How Putin Demonstrates his High Regard for Foreign Journalists

BBC journalist Sarah Rainsford has been reporting regularly from Moscow for some twenty years. Her work there included numerous interviews with Vladimir Putin.

 

Yesterday, Putin’s bureaucrats, all of whom report directly to him, expelled her and told her she can never return to Russia.

 

She was deemed to be a danger to Russia’s national security. That was after she had travelled to Minsk to challenge Belarus’ Dictator, Alexandr Lukashenko, during Lukashenko’s annual charade in which he speaks to a room packed with journalists, where he pretends to answer their questions, however pointed (https://www.bbc.com/news/world-europe-58395121).

 

All this was an important part of yesterday’s evening news for America, by the BBC’s Laura Trevelyan.

 

After confronting Dictator Lukashenko in Minsk, Rainsford returned to her Moscow apartment, where Putin’s thugs told her to pack up and leave instanter.
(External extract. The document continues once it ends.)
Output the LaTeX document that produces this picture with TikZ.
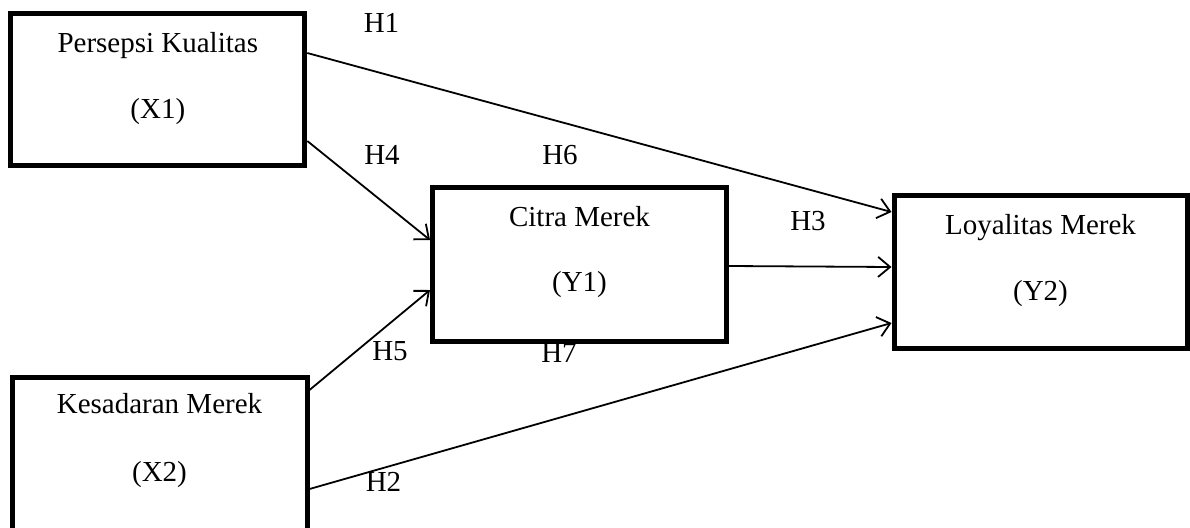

Which she did. 

 

She was accompanied by our Moscow-based associate solitary reporter, Foma Kheroshonsky.

 

Before leaving Moscow, she posted a last report, much of which had been prepared for her by Kheroshonsky. 

 

As they crossed into the UK via the tunnel under the Channel, the BBC’s Interim CEO, Tom Fussell, texted them to tell them that they will both be posted to Belarus, with the sole purpose of taunting Lukashenko at every possible opportunity.